Use execution parameters to configure the following properties:
- Rollover properties
- When you write to an HDFS complex file, the file rollover process closes the current file that is being written to and creates a new file on the basis of file size or time. When you write to the, you can configure a time-based rollover or size-based rollover. You can use the following optional execution parameters to configure rollover:
- - rolloverTime. You can configure a rollover of the HDFS file when a certain period of time has elapsed. Specify rollover time in hours. For example, you can specify a value of 1.
- - rolloverSize. You can configure a rollover of the HDFS target file when the target file reaches a certain size. Specify the size in GB. For example, you can specify a value of 1.

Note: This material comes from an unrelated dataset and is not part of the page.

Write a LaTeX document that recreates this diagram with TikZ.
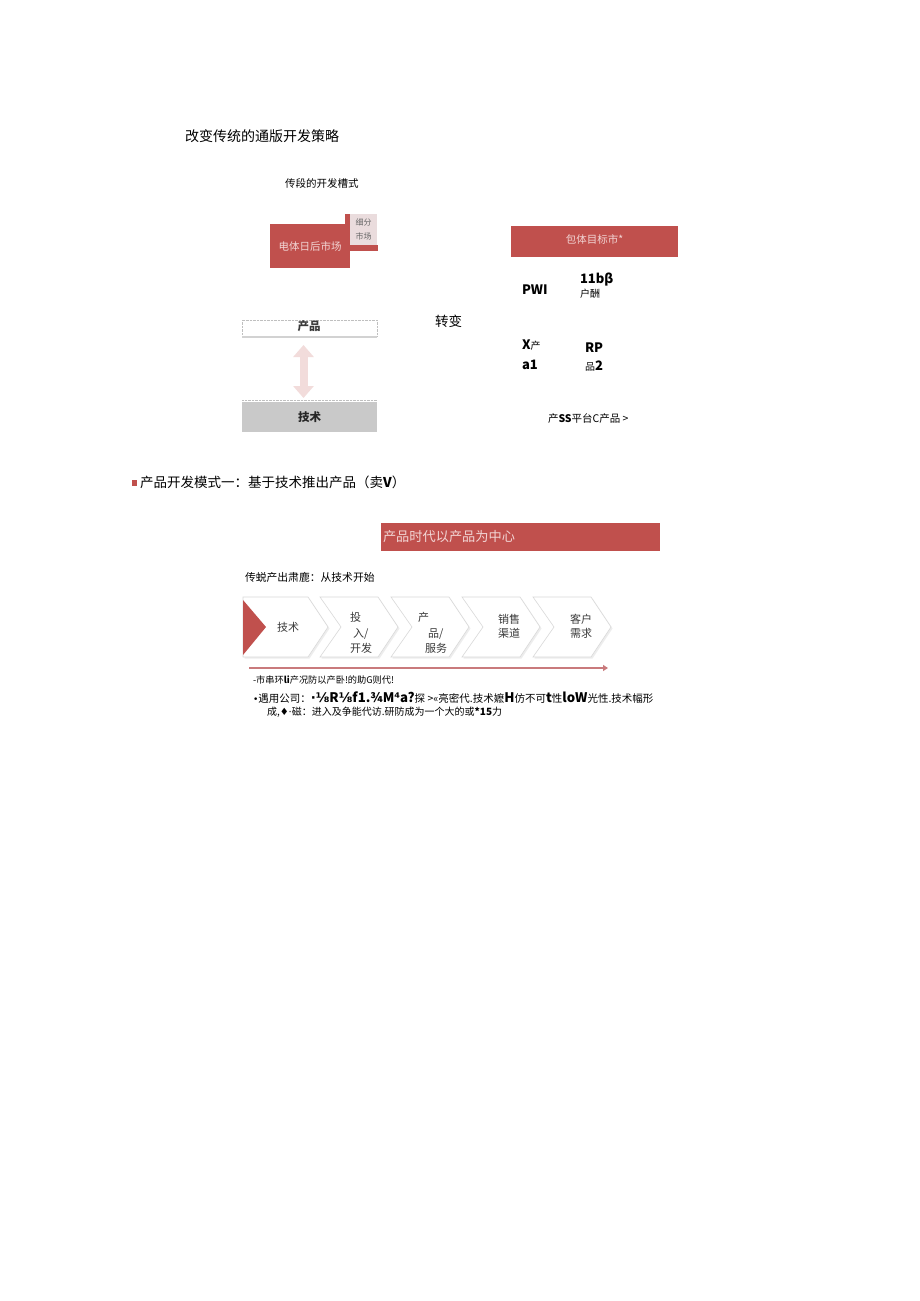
\documentclass[tikz,border=0pt]{standalone}
\usepackage{fontspec}
\setmainfont{Noto Sans CJK SC}
\newfontfamily\symfont{DejaVu Sans}
\usetikzlibrary{arrows.meta}

\definecolor{boxred}{HTML}{C0504D}
\definecolor{paletext}{HTML}{F2D6D5}
\definecolor{segpink}{HTML}{EADCDD}
\definecolor{techgray}{HTML}{C9C9C9}
\definecolor{darktext}{HTML}{3A3A3A}
\definecolor{chevline}{HTML}{D9D9D9}
\definecolor{chevshadow}{HTML}{EDEDED}
\definecolor{arrowpink}{HTML}{F2DCDB}
\definecolor{flowred}{HTML}{C97A7C}

\newcommand{\fsz}[1]{\fontsize{#1}{#1}\selectfont}

\begin{document}
\begin{tikzpicture}[x=1pt,y=-1pt,
  txt/.style={anchor=west},
  redbox/.style={fill=boxred, draw=none, text=paletext},
  chev/.style={fill=white, draw=chevline, line width=0.6pt},
  chevtext/.style={text=darktext, font=\fontsize{11}{15.5}\selectfont, align=left, anchor=west}]
\tikzstyle{every node}=[inner sep=0pt, outer sep=0pt]

% white page
\path[use as bounding box, fill=white] (0,0) rectangle (920,1301);

% headings
\node[txt, font=\fsz{14}] (title) at (185,136) {改变传统的通版开发策略};
\node[txt, font=\fsz{10.5}] (oldmode) at (285,183) {传段的开发槽式};

% old market box with the small segment box
\fill[boxred] (345,214) rectangle (350,224);
\node[redbox, minimum width=80, minimum height=44, font=\fsz{10.5}] (oldmkt) at (310,246) {电体日后市场};
\node[fill=segpink, minimum width=27, minimum height=31, text=black!60, font=\fontsize{8}{14}\selectfont, align=center] (segmkt) at (363.5,229.5) {细分\\市场};
\fill[boxred] (350,245) rectangle (378,251);

% product / technology
\draw[densely dotted, gray!50] (242,336) -- (242,320) -- (377,320) -- (377,336);
\draw[gray!35, line width=1.5] (242,337) -- (377,337);
\node[font=\bfseries\fsz{11.5}, text=darktext] (prod) at (309,326) {产品};
\draw[densely dotted, gray!50] (242,400) -- (377,400);
\node[fill=techgray, minimum width=135, minimum height=30, font=\bfseries\fsz{11.5}, text=black!85] (tech) at (309.5,417) {技术};
\coordinate (arrtop) at (303.5,345);
\coordinate (arrbot) at (303.5,398);
\draw[arrowpink, line width=8, {Triangle[length=12pt,width=20pt]}-{Triangle[length=12pt,width=20pt]}] (arrtop) -- (arrbot);

% the turn
\node[txt, font=\fsz{13.5}] (turn) at (435,321) {转变};

% new target market
\node[redbox, minimum width=167, minimum height=31, font=\fsz{10.5}] (newmkt) at (594.5,241.5) {\raisebox{4pt}{包体目标市*}};
\node[txt, font=\bfseries\fsz{13}] (pwi) at (522,290) {PWI};
\node[txt, font=\bfseries\fsz{13}] (ib) at (580,280) {11bβ};
\node[txt, font=\fsz{10}] (hu) at (580,294) {户酬};
\node[txt] (xc) at (522,345) {\bfseries\fsz{13}X\mdseries\fsz{10}产};
\node[txt, font=\bfseries\fsz{13}] (a1) at (522,365) {a1};
\node[txt, font=\bfseries\fsz{13}] (rp) at (585,348) {RP};
\node[txt] (p2) at (585,366) {\fsz{10}品\bfseries\fsz{13}2};
\node[txt, font=\fsz{10.5}] (plat) at (548,419) {产\textbf{SS}平台C产品 >};

% mode one
\node[fill=boxred, minimum size=5.5] (bullet) at (134.5,483) {};
\node[txt, font=\fsz{13.5}] (modeone) at (140,482) {产品开发模式一：基于技术推出产品（卖\textbf{V}）};
\node[redbox, text width=275, minimum height=28, inner xsep=2, align=left, font=\fsz{13.2}] (era) at (520.5,536.5) {产品时代以产品为中心};
\node[txt, font=\fsz{10.8}] (trad) at (245,577) {传蜕产出肃鹿：从技术开始};

% chevrons
\foreach \i in {1,...,5} {
  \pgfmathsetmacro\xo{249+71*(\i-1)-6*(\i==1)}
  \pgfmathsetmacro\nd{(\i>1)*21}
  \pgfmathsetmacro\bw{58+7*(\i==1)}
  \fill[chevshadow] (\xo+1.5,598.5) -- (\xo+\bw+1.5,598.5) -- (\xo+\bw+21.5,628.5) -- (\xo+\bw+1.5,658.5) -- (\xo+1.5,658.5) -- (\xo+\nd+1.5,628.5) -- cycle;
  \filldraw[chev] (\xo,597) -- (\xo+\bw,597) -- (\xo+\bw+20,627) -- (\xo+\bw,657) -- (\xo,657) -- (\xo+\nd,627) -- cycle;
}
\fill[boxred] (243,600) -- (266,627) -- (243,655) -- cycle;
\node[chevtext, anchor=center] (c1) at (288,627) {技术};
\node[chevtext] (c2) at (350,633) {投\\\hspace*{3pt}入/\\开发};
\node[chevtext] (c3) at (418,633) {产\\\hspace*{10pt}品/\\\hspace*{7pt}服务};
\node[chevtext, align=center, anchor=center, font=\fontsize{11}{14}\selectfont] (c4) at (509,626) {销售\\渠道};
\node[chevtext, align=center, anchor=center, font=\fontsize{11}{14}\selectfont] (c5) at (581,626) {客户\\需求};

% flow arrow
\coordinate (flowstart) at (249,668);
\coordinate (flowend) at (608,668);
\draw[flowred, line width=2.5, -{Triangle[length=5pt,width=6pt]}] (flowstart) -- (flowend);

% notes
\node[txt, font=\fsz{9.2}] (note1) at (253,680) {-市串环\textbf{li}产况防以产卧!的助G则代!};
\node[txt, font=\fsz{10.5}] (note2) at (253,698) {{\symfont\fsz{9}•}遇用公司：{\bfseries\fsz{13.2}{\symfont·⅛}R{\symfont⅛}f1.¾M{\symfont⁴}a?}探 >«亮密代.技术嬷{\bfseries\fsz{13.2}H}仿不可{\bfseries\fsz{13.2}t}性{\bfseries\fsz{13.2}loW}光性.技术幅形};
\node[txt, font=\fsz{10}] (note3) at (267,712) {成,{\symfont♦·}磁：进入及争能代访.研防成为一个大的或\textbf{*15}力};

\end{tikzpicture}
\end{document}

- The default is size-based rollover. You can implement both rollover schemes for a target file, in which case, the event that occurs first triggers a rollover. For example, if you set rollover time to 1 hour and rollover size to 1 GB, the target service rolls the file over when the file reaches a size of 1 GB even if the 1-hour period has not elapsed.
- Pool properties
- You can configure the maximum pool size that one Spark executor can have to write to a file. Use the pool.maxTotal execution parameter to specify the pool size. Default pool size is 8.
- Retry Interval
- You can specify the time interval for which Spark tries to create the target file or write to it if it fails to do so the first time. Spark tries a maximum of three times during the time interval that you specify. Use the retryTimeout execution parameter to specify the timeout in milliseconds. Default is 30,000 milliseconds.